_AIM_
Extract the records in full, leaving every picture out.

[Begin DATA EXTRACT]

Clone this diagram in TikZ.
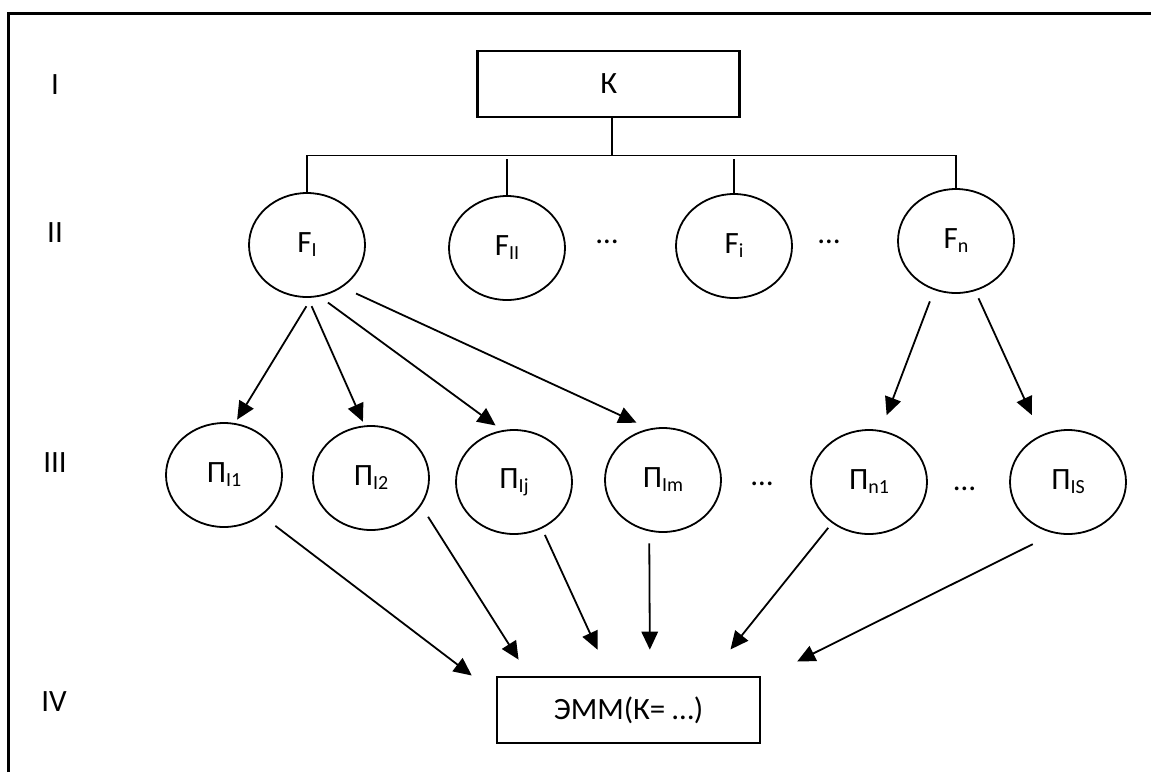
\documentclass[tikz,border=0pt]{standalone}
\usepackage{fontspec}
\setmainfont{Carlito}
\usetikzlibrary{shapes.geometric,arrows.meta}
\newcommand\sbs[1]{\raisebox{-4pt}{\fontsize{20}{22}\selectfont #1}}
\begin{document}
\begin{tikzpicture}[x=1pt,y=1pt,
  every node/.style={font=\fontsize{31}{37}\selectfont},
  ell/.style={draw, ellipse, line width=1.8pt, minimum width=116pt, minimum height=104pt, inner sep=0pt},
  box/.style={draw, rectangle, line width=2.7pt, inner sep=0pt},
  conn/.style={line width=1.6pt},
  frame/.style={line width=3pt},
  arr/.style={line width=1.8pt, -{Triangle[length=18pt,width=16.5pt]}},
  dots/.style={anchor=base}]
\useasboundingbox (0,0) rectangle (1151,-772);
\draw[frame] (8.7,-772) -- (8.7,-13) -- (1151,-13);

% level labels
\node (l1) at (55,-85) {I};
\node (l2) at (55,-233) {II};
\node (l3) at (55,-463) {III};
\node (l4) at (54,-702) {IV};

% boxes
\node[box, minimum width=262pt, minimum height=66pt] (K) at (608.7,-84) {К};
\node[box, minimum width=263pt, minimum height=66pt] (emm) at (628.5,-710) {ЭММ(К= …)};

% row II
\node[ell] (fI) at (307,-245) {F\sbs{I}};
\node[ell] (fII) at (507,-248) {F\sbs{II}};
\node[ell] (fi) at (734,-246) {F\sbs{i}};
\node[ell] (fn) at (956,-241) {F\sbs{n}};
\node[dots] (d1) at (607,-243) {…};
\node[dots] (d2) at (829,-243) {…};

% row III
\node[ell] (pI1) at (224,-475) {П\sbs{I1}};
\node[ell] (pI2) at (371,-478) {П\sbs{I2}};
\node[ell] (pIj) at (514,-482) {П\sbs{Ij}};
\node[ell] (pIm) at (663,-480) {П\sbs{Im}};
\node[ell] (pn1) at (869,-482) {П\sbs{n1}};
\node[ell] (pIS) at (1068,-482) {П\sbs{IS}};
\node[dots] (d3) at (762,-485) {…};
\node[dots] (d4) at (964.5,-490) {…};

% bus
\draw[conn] ([xshift=3pt]K.south) -- ++(0,-37) coordinate (busc);
\draw[conn] (fI.north) |- (busc) -| (fn.north);
\draw[conn] (fII.north) -- ++(0,36);
\draw[conn] (fi.north) -- ++(0,34);

% arrows row II -> row III
\draw[arr, shorten <=10pt, shorten >=4pt] (fI.-85) -- (pI1.78);
\draw[arr, shorten <=9pt, shorten >=4pt] (fI.-89) -- (pI2.97);
\draw[arr, shorten <=10pt, shorten >=8pt] (fI.-76) -- (pIj.103);
\draw[arr, shorten <=15pt, shorten >=14pt] (fI.-50) -- (pIm.105);
\draw[arr, shorten <=12pt, shorten >=16pt] (fn.-114) -- (pn1.77);
\draw[arr, shorten <=8pt, shorten >=22pt] (fn.-69.5) -- (pIS.120);

% arrows row III -> bottom box
\draw[arr, shorten <=17pt, shorten >=30pt] (pI1.-47.6) -- (emm.173.2);
\draw[arr, shorten <=13pt, shorten >=19pt] (pI2.-29.7) -- (emm.161.3);
\draw[arr, shorten <=7pt, shorten >=28.6pt] (pIj.-59.9) -- (emm.119.8);
\draw[arr, shorten <=12pt, shorten >=26pt] (pIm.-105.4) -- (emm.58.9);
\draw[arr, shorten <=6pt, shorten >=33.6pt] (pn1.-132) -- (emm.23.4);
\draw[arr, shorten <=24pt, shorten >=40pt] (pIS.-105.8) -- (emm.13.7);
\end{tikzpicture}
\end{document}
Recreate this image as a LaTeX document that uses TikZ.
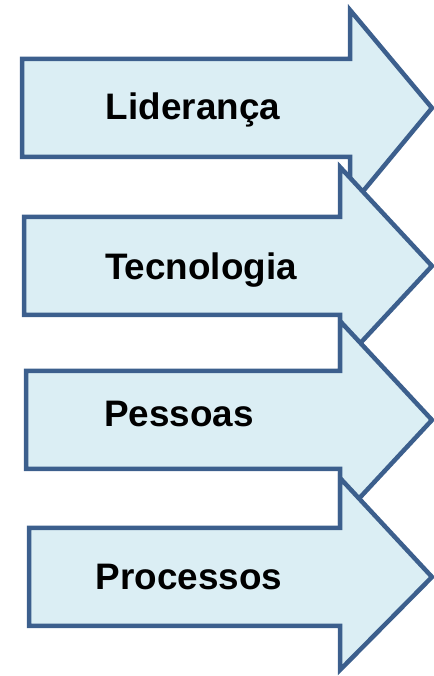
\documentclass[tikz,border=0pt]{standalone}
\usepackage{fontspec}
\setmainfont{Liberation Sans}
\usepackage[x11names, rgb]{xcolor}
\usepackage{tikz}
\usetikzlibrary{calc,positioning}
\definecolor{setafill}{HTML}{DBEEF4}
\definecolor{setaline}{HTML}{3C5F8D}
\newcommand{\seta}[5]{\draw [setaborda] (#1bp,#3bp+49bp) -- (#2bp,#3bp+49bp) -- (#2bp,#3bp+#4bp) -- (432bp,#3bp) -- (#2bp,#3bp-#5bp) -- (#2bp,#3bp-49bp) -- (#1bp,#3bp-49bp) -- cycle;}

\begin{document}
\begin{tikzpicture}[setaborda/.style={draw=setaline,fill=setafill,line width=4.5bp},rotulo/.style={anchor=base,font=\fontsize{37}{40}\selectfont\bfseries}]
	\useasboundingbox (0bp,0bp) rectangle (434bp,676bp);
	\seta{22}{350}{568}{98}{99}
	\seta{24}{340}{410}{99}{99}
	\seta{26}{340}{256}{99}{99}
	\seta{29}{340}{99}{99}{93}

	\node (lid)  at (193bp,556bp) [rotulo] {Liderança};
	\node (tec)  at (201bp,396bp) [rotulo] {Tecnologia};
	\node (pes)  at (179bp,249bp) [rotulo] {Pessoas};
	\node (proc) at (189bp,86bp)  [rotulo] {Processos};
\end{tikzpicture}
\end{document}
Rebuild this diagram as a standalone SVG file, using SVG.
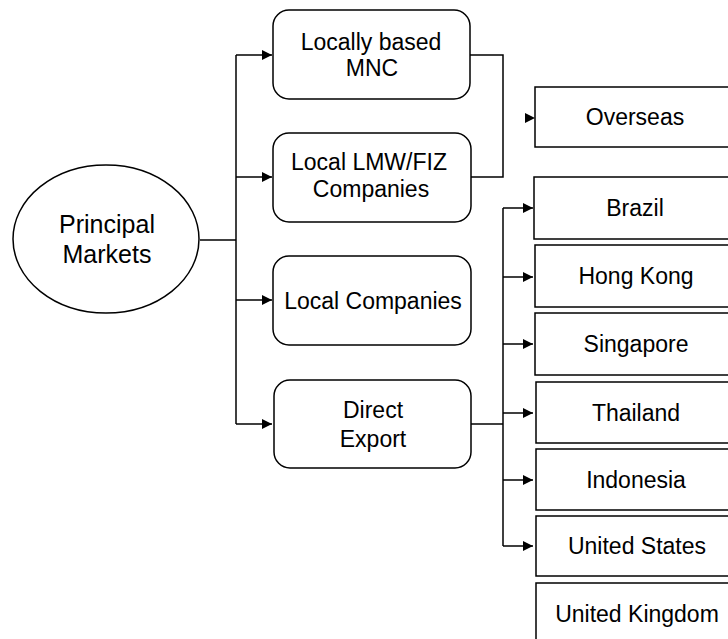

[End DATA EXTRACT]

_WRITTEN SOLUTION_
Clone this diagram in TikZ.
\documentclass[tikz,border=0pt]{standalone}
\usepackage{fontspec}
\setmainfont{Carlito}
\usetikzlibrary{shapes.geometric,arrows.meta}
\newcommand\sbs[1]{\raisebox{-4pt}{\fontsize{20}{22}\selectfont #1}}
\begin{document}
\begin{tikzpicture}[x=1pt,y=1pt,
  every node/.style={font=\fontsize{31}{37}\selectfont},
  ell/.style={draw, ellipse, line width=1.8pt, minimum width=116pt, minimum height=104pt, inner sep=0pt},
  box/.style={draw, rectangle, line width=2.7pt, inner sep=0pt},
  conn/.style={line width=1.6pt},
  frame/.style={line width=3pt},
  arr/.style={line width=1.8pt, -{Triangle[length=18pt,width=16.5pt]}},
  dots/.style={anchor=base}]
\useasboundingbox (0,0) rectangle (1151,-772);
\draw[frame] (8.7,-772) -- (8.7,-13) -- (1151,-13);

% level labels
\node (l1) at (55,-85) {I};
\node (l2) at (55,-233) {II};
\node (l3) at (55,-463) {III};
\node (l4) at (54,-702) {IV};

% boxes
\node[box, minimum width=262pt, minimum height=66pt] (K) at (608.7,-84) {К};
\node[box, minimum width=263pt, minimum height=66pt] (emm) at (628.5,-710) {ЭММ(К= …)};

% row II
\node[ell] (fI) at (307,-245) {F\sbs{I}};
\node[ell] (fII) at (507,-248) {F\sbs{II}};
\node[ell] (fi) at (734,-246) {F\sbs{i}};
\node[ell] (fn) at (956,-241) {F\sbs{n}};
\node[dots] (d1) at (607,-243) {…};
\node[dots] (d2) at (829,-243) {…};

% row III
\node[ell] (pI1) at (224,-475) {П\sbs{I1}};
\node[ell] (pI2) at (371,-478) {П\sbs{I2}};
\node[ell] (pIj) at (514,-482) {П\sbs{Ij}};
\node[ell] (pIm) at (663,-480) {П\sbs{Im}};
\node[ell] (pn1) at (869,-482) {П\sbs{n1}};
\node[ell] (pIS) at (1068,-482) {П\sbs{IS}};
\node[dots] (d3) at (762,-485) {…};
\node[dots] (d4) at (964.5,-490) {…};

% bus
\draw[conn] ([xshift=3pt]K.south) -- ++(0,-37) coordinate (busc);
\draw[conn] (fI.north) |- (busc) -| (fn.north);
\draw[conn] (fII.north) -- ++(0,36);
\draw[conn] (fi.north) -- ++(0,34);

% arrows row II -> row III
\draw[arr, shorten <=10pt, shorten >=4pt] (fI.-85) -- (pI1.78);
\draw[arr, shorten <=9pt, shorten >=4pt] (fI.-89) -- (pI2.97);
\draw[arr, shorten <=10pt, shorten >=8pt] (fI.-76) -- (pIj.103);
\draw[arr, shorten <=15pt, shorten >=14pt] (fI.-50) -- (pIm.105);
\draw[arr, shorten <=12pt, shorten >=16pt] (fn.-114) -- (pn1.77);
\draw[arr, shorten <=8pt, shorten >=22pt] (fn.-69.5) -- (pIS.120);

% arrows row III -> bottom box
\draw[arr, shorten <=17pt, shorten >=30pt] (pI1.-47.6) -- (emm.173.2);
\draw[arr, shorten <=13pt, shorten >=19pt] (pI2.-29.7) -- (emm.161.3);
\draw[arr, shorten <=7pt, shorten >=28.6pt] (pIj.-59.9) -- (emm.119.8);
\draw[arr, shorten <=12pt, shorten >=26pt] (pIm.-105.4) -- (emm.58.9);
\draw[arr, shorten <=6pt, shorten >=33.6pt] (pn1.-132) -- (emm.23.4);
\draw[arr, shorten <=24pt, shorten >=40pt] (pIS.-105.8) -- (emm.13.7);
\end{tikzpicture}
\end{document}
Recreate this image as a LaTeX document that uses TikZ.
\documentclass[tikz,border=0pt]{standalone}
\usepackage{fontspec}
\setmainfont{Liberation Sans}
\usepackage[x11names, rgb]{xcolor}
\usepackage{tikz}
\usetikzlibrary{calc,positioning}
\definecolor{setafill}{HTML}{DBEEF4}
\definecolor{setaline}{HTML}{3C5F8D}
\newcommand{\seta}[5]{\draw [setaborda] (#1bp,#3bp+49bp) -- (#2bp,#3bp+49bp) -- (#2bp,#3bp+#4bp) -- (432bp,#3bp) -- (#2bp,#3bp-#5bp) -- (#2bp,#3bp-49bp) -- (#1bp,#3bp-49bp) -- cycle;}

\begin{document}
\begin{tikzpicture}[setaborda/.style={draw=setaline,fill=setafill,line width=4.5bp},rotulo/.style={anchor=base,font=\fontsize{37}{40}\selectfont\bfseries}]
	\useasboundingbox (0bp,0bp) rectangle (434bp,676bp);
	\seta{22}{350}{568}{98}{99}
	\seta{24}{340}{410}{99}{99}
	\seta{26}{340}{256}{99}{99}
	\seta{29}{340}{99}{99}{93}

	\node (lid)  at (193bp,556bp) [rotulo] {Liderança};
	\node (tec)  at (201bp,396bp) [rotulo] {Tecnologia};
	\node (pes)  at (179bp,249bp) [rotulo] {Pessoas};
	\node (proc) at (189bp,86bp)  [rotulo] {Processos};
\end{tikzpicture}
\end{document}
Rebuild this diagram as a standalone SVG file, using SVG.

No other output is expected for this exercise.